◆ WHAT THE TASK REQUIRES
Repeat only what lies from the line with "Rebuild this chart" to the line with "var y0 = p.yRange[0]", those two lines included, exactly as it stands; omit any images.

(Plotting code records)

* Start *

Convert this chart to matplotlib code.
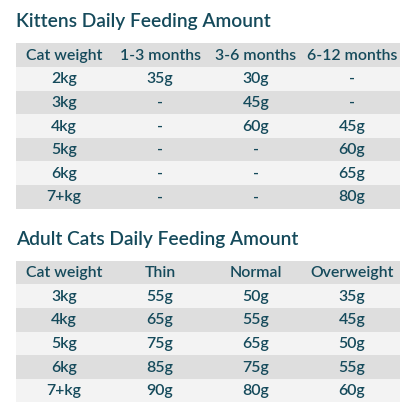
import matplotlib
matplotlib.use("Agg")
import matplotlib.pyplot as plt
from matplotlib.patches import Rectangle

kitten_title = "Kittens Daily Feeding Amount"
kitten_headers = ["Cat weight", "1-3 months", "3-6 months", "6-12 months"]
kitten_weights = ["2kg", "3kg", "4kg", "5kg", "6kg", "7+kg"]
kitten_1_3 = ["35g", "-", "-", "-", "-", "-"]
kitten_3_6 = ["30g", "45g", "60g", "-", "-", "-"]
kitten_6_12 = ["-", "-", "45g", "60g", "65g", "80g"]

adult_title = "Adult Cats Daily Feeding Amount"
adult_headers = ["Cat weight", "Thin", "Normal", "Overweight"]
adult_weights = ["3kg", "4kg", "5kg", "6kg", "7+kg"]
adult_thin = ["55g", "65g", "75g", "85g", "90g"]
adult_normal = ["50g", "55g", "65g", "75g", "80g"]
adult_over = ["35g", "45g", "50g", "55g", "60g"]

family = "Lato"

TEXT = "#154a5b"
DARK = "#dedede"
LIGHT = "#f3f3f3"

fig = plt.figure(figsize=(4.16, 4.16), dpi=100)
ax = fig.add_axes([0, 0, 1, 1])
ax.set_xlim(0, 416)
ax.set_ylim(416, 0)
ax.axis("off")

X0, COLW, ROWH = 16, 96, 23.63


def draw_table(title, title_y, top, headers, rows):
    ax.text(X0, title_y, title, color=TEXT, fontsize=13.8, family=family,
            weight="semibold", va="center", ha="left")
    all_rows = [headers] + rows
    for r, row in enumerate(all_rows):
        y = top + r * ROWH
        col = DARK if r % 2 == 0 else LIGHT
        ax.add_patch(Rectangle((X0, y), COLW * 4, ROWH, facecolor=col,
                               edgecolor="none"))
        for c, val in enumerate(row):
            ax.text(X0 + COLW * (c + 0.5), y + ROWH / 2 + 0.5, val,
                    color=TEXT, fontsize=11.4, family=family,
                    weight="semibold", ha="center", va="center")


k_rows = [list(t) for t in zip(kitten_weights, kitten_1_3, kitten_3_6, kitten_6_12)]
a_rows = [list(t) for t in zip(adult_weights, adult_thin, adult_normal, adult_over)]

draw_table(kitten_title, 22, 43.3, kitten_headers, k_rows)
draw_table(adult_title, 240, 260.7, adult_headers, a_rows)

fig.savefig("out.png", dpi=100, facecolor="white")
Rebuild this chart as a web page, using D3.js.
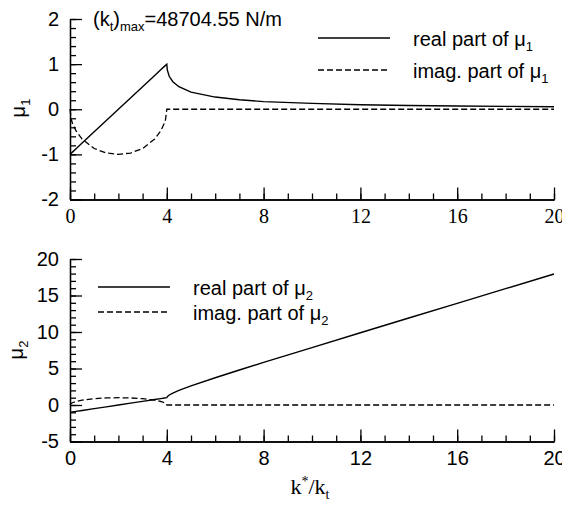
<!DOCTYPE html>
<html>
<head>
<meta charset="utf-8">
<script src="https://cdn.jsdelivr.net/npm/d3@7"></script>
<style>
body { margin: 0; background: #fff; }
svg { display: block; }
</style>
</head>
<body>
<div id="chart"></div>
<script>
// k*/k_t sample points
var kRatio = [0, 0.05, 0.1, 0.25, 0.5, 1, 1.5, 2, 2.5, 3, 3.5, 3.75, 3.9, 3.95, 4,
              4.02, 4.1, 4.25, 4.5, 5, 6, 7, 8, 10, 12, 14, 16, 18, 20]

var mu1Real = [-1, -0.975, -0.95, -0.875, -0.75, -0.5, -0.25, 0, 0.25, 0.5, 0.75, 0.875, 0.95, 0.975, 1,
               0.87, 0.73, 0.61, 0.5, 0.38, 0.27, 0.21, 0.17, 0.13, 0.10, 0.084, 0.072, 0.063, 0.056]
var mu1Imag = [0, -0.22, -0.31, -0.48, -0.66, -0.87, -0.97, -1, -0.97, -0.87, -0.66, -0.48, -0.31, -0.22, 0,
               0, 0, 0, 0, 0, 0, 0, 0, 0, 0, 0, 0, 0, 0]
var mu2Real = [-1, -0.975, -0.95, -0.875, -0.75, -0.5, -0.25, 0, 0.25, 0.5, 0.75, 0.875, 0.95, 0.975, 1,
               1.14, 1.37, 1.64, 2.0, 2.62, 3.73, 4.79, 5.83, 7.87, 9.9, 11.92, 13.93, 15.94, 17.94]
var mu2Imag = [0, 0.22, 0.31, 0.48, 0.66, 0.87, 0.97, 1, 0.97, 0.87, 0.66, 0.48, 0.31, 0.22, 0,
               0, 0, 0, 0, 0, 0, 0, 0, 0, 0, 0, 0, 0, 0]

var xTicks = [0, 4, 8, 12, 16, 20]
var y1Ticks = [-2, -1, 0, 1, 2]
var y2Ticks = [-5, 0, 5, 10, 15, 20]

var width = 562,
    height = 505

var SANS = 'Liberation Sans',
    SERIF = 'Liberation Serif'

var svg = d3.select('#chart').append('svg')
    .attr('width', width)
    .attr('height', height)

function series(vals) {
    return kRatio.map(function (k, i) {
        return { k: k, v: vals[i] }
    })
}

function drawPanel(p) {
    var x = d3.scaleLinear().domain([0, 20]).range([70, 554])
    var y = d3.scaleLinear().domain(p.yDomain).range(p.yRange)
    var y0 = p.yRange[0]

    // minor ticks
    svg.append('g')
        .attr('transform', 'translate(0,' + y0 + ')')
        .call(d3.axisBottom(x).tickValues(d3.range(0, 21, 1)).tickSize(-6).tickSizeOuter(0).tickFormat(''))
    svg.append('g')
        .attr('transform', 'translate(70,0)')
        .call(d3.axisLeft(y).tickValues(d3.range(p.yDomain[0], p.yDomain[1] + 1e-9, p.yMinor)).tickSize(-6).tickSizeOuter(0).tickFormat(''))

    // major ticks
    var xa = svg.append('g')
        .attr('transform', 'translate(0,' + y0 + ')')
        .call(d3.axisBottom(x).tickValues(xTicks).tickSize(-12).tickSizeOuter(0).tickPadding(9).tickFormat(String))
    xa.attr('font-family', p.xFont).attr('font-size', 20)
    xa.selectAll('text').attr('font-family', p.xFont).style('font-family', p.xFont)

    var ya = svg.append('g')
        .attr('transform', 'translate(70,0)')
        .call(d3.axisLeft(y).tickValues(p.yTicks).tickSize(-12).tickSizeOuter(0).tickPadding(11).tickFormat(String))
    ya.attr('font-family', SANS).attr('font-size', 20)

    svg.selectAll('.domain, .tick line').attr('stroke', '#000').attr('stroke-width', 1.3)
    svg.selectAll('.tick text').attr('fill', '#000')

    var line = d3.line()
        .x(function (d) { return x(d.k) })
        .y(function (d) { return y(d.v) })

    svg.append('path')
        .datum(series(p.real))
        .attr('d', line)
        .attr('fill', 'none')
        .attr('stroke', '#000')
        .attr('stroke-width', 1.4)

    svg.append('path')
        .datum(series(p.imag))
        .attr('d', line)
        .attr('fill', 'none')
        .attr('stroke', '#000')
        .attr('stroke-width', 1.3)
        .attr('stroke-dasharray', '6,3')

    // y title
    var t = svg.append('text')
        .attr('font-family', SANS)
        .attr('transform', 'translate(' + p.titlePos[0] + ',' + p.titlePos[1] + ') rotate(-90)')
        .attr('text-anchor', 'middle')
        .attr('font-size', 20)
    t.append('tspan').text('\u03bc')
    t.append('tspan').attr('font-size', 13).attr('dy', 5).text(p.sub)

    // legend
    var items = [
        { label: 'real part of ', dash: null },
        { label: 'imag. part of ', dash: '6,3' }
    ]
    items.forEach(function (d, i) {
        var ly = p.legend.y + i * p.legend.gap
        svg.append('line')
            .attr('x1', p.legend.x1).attr('x2', p.legend.x2)
            .attr('y1', ly).attr('y2', ly)
            .attr('stroke', '#000')
            .attr('stroke-width', 1.3)
            .attr('stroke-dasharray', d.dash)
        var lt = svg.append('text')
            .attr('font-family', SANS)
            .attr('x', p.legend.tx)
            .attr('y', ly + 8)
            .attr('font-size', 20)
        lt.append('tspan').text(d.label + '\u03bc')
        lt.append('tspan').attr('font-size', 13).attr('dy', 5).text(p.sub)
    })
}

drawPanel({
    yDomain: [-2, 2], yRange: [199.5, 19], yTicks: y1Ticks, yMinor: 0.2,
    xFont: SERIF, real: mu1Real, imag: mu1Imag, sub: '1',
    titlePos: [25, 108],
    legend: { x1: 318, x2: 390, tx: 413, y: 38, gap: 32 }
})

drawPanel({
    yDomain: [-5, 20], yRange: [441.5, 259], yTicks: y2Ticks, yMinor: 1,
    xFont: SANS, real: mu2Real, imag: mu2Imag, sub: '2',
    titlePos: [23, 350],
    legend: { x1: 98, x2: 170, tx: 193, y: 287, gap: 25 }
})

// annotation
var ann = svg.append('text')
    .attr('font-family', SANS)
    .attr('x', 93)
    .attr('y', 26)
    .attr('font-size', 20)
ann.append('tspan').text('(k')
ann.append('tspan').attr('font-size', 13).attr('dy', 5).text('t')
ann.append('tspan').attr('dy', -5).text(')')
ann.append('tspan').attr('font-size', 13).attr('dy', 5).text('max')
ann.append('tspan').attr('dy', -5).text('=48704.55 N/m')

// x title
var xt = svg.append('text')
    .attr('font-family', SERIF)
    .attr('x', 310)
    .attr('y', 494)
    .attr('text-anchor', 'middle')
    .attr('font-size', 22)
xt.append('tspan').text('k')
xt.append('tspan').attr('font-size', 14).attr('dy', -8).text('*')
xt.append('tspan').attr('dy', 8).text('/k')
xt.append('tspan').attr('font-size', 14).attr('dy', 5).text('t')
</script>
</body>
</html>
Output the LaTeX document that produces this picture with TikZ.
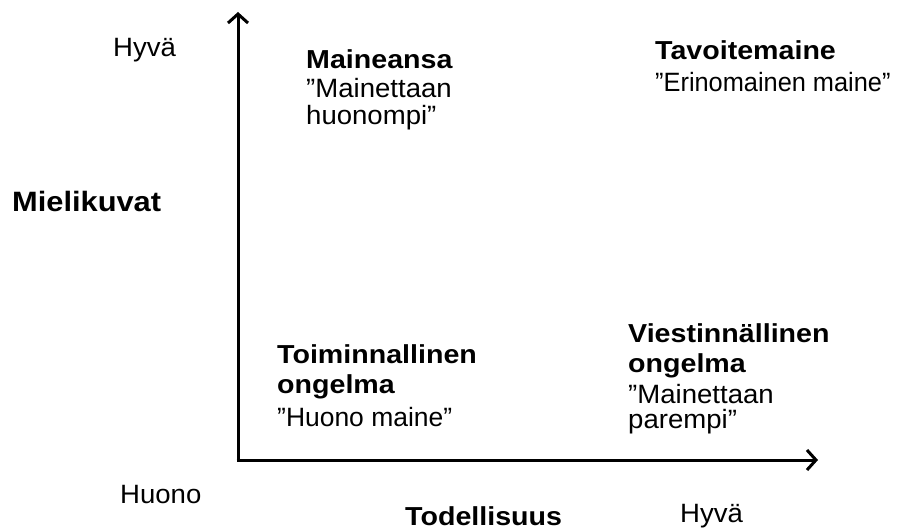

* End *

◆ COMPLETED EXERCISE
Rebuild this chart as a web page, using D3.js.
<!DOCTYPE html>
<html>
<head>
<meta charset="utf-8">
<script src="https://cdn.jsdelivr.net/npm/d3@7"></script>
<style>
body { margin: 0; background: #fff; }
svg { display: block; }
</style>
</head>
<body>
<div id="chart"></div>
<script>
// k*/k_t sample points
var kRatio = [0, 0.05, 0.1, 0.25, 0.5, 1, 1.5, 2, 2.5, 3, 3.5, 3.75, 3.9, 3.95, 4,
              4.02, 4.1, 4.25, 4.5, 5, 6, 7, 8, 10, 12, 14, 16, 18, 20]

var mu1Real = [-1, -0.975, -0.95, -0.875, -0.75, -0.5, -0.25, 0, 0.25, 0.5, 0.75, 0.875, 0.95, 0.975, 1,
               0.87, 0.73, 0.61, 0.5, 0.38, 0.27, 0.21, 0.17, 0.13, 0.10, 0.084, 0.072, 0.063, 0.056]
var mu1Imag = [0, -0.22, -0.31, -0.48, -0.66, -0.87, -0.97, -1, -0.97, -0.87, -0.66, -0.48, -0.31, -0.22, 0,
               0, 0, 0, 0, 0, 0, 0, 0, 0, 0, 0, 0, 0, 0]
var mu2Real = [-1, -0.975, -0.95, -0.875, -0.75, -0.5, -0.25, 0, 0.25, 0.5, 0.75, 0.875, 0.95, 0.975, 1,
               1.14, 1.37, 1.64, 2.0, 2.62, 3.73, 4.79, 5.83, 7.87, 9.9, 11.92, 13.93, 15.94, 17.94]
var mu2Imag = [0, 0.22, 0.31, 0.48, 0.66, 0.87, 0.97, 1, 0.97, 0.87, 0.66, 0.48, 0.31, 0.22, 0,
               0, 0, 0, 0, 0, 0, 0, 0, 0, 0, 0, 0, 0, 0]

var xTicks = [0, 4, 8, 12, 16, 20]
var y1Ticks = [-2, -1, 0, 1, 2]
var y2Ticks = [-5, 0, 5, 10, 15, 20]

var width = 562,
    height = 505

var SANS = 'Liberation Sans',
    SERIF = 'Liberation Serif'

var svg = d3.select('#chart').append('svg')
    .attr('width', width)
    .attr('height', height)

function series(vals) {
    return kRatio.map(function (k, i) {
        return { k: k, v: vals[i] }
    })
}

function drawPanel(p) {
    var x = d3.scaleLinear().domain([0, 20]).range([70, 554])
    var y = d3.scaleLinear().domain(p.yDomain).range(p.yRange)
    var y0 = p.yRange[0]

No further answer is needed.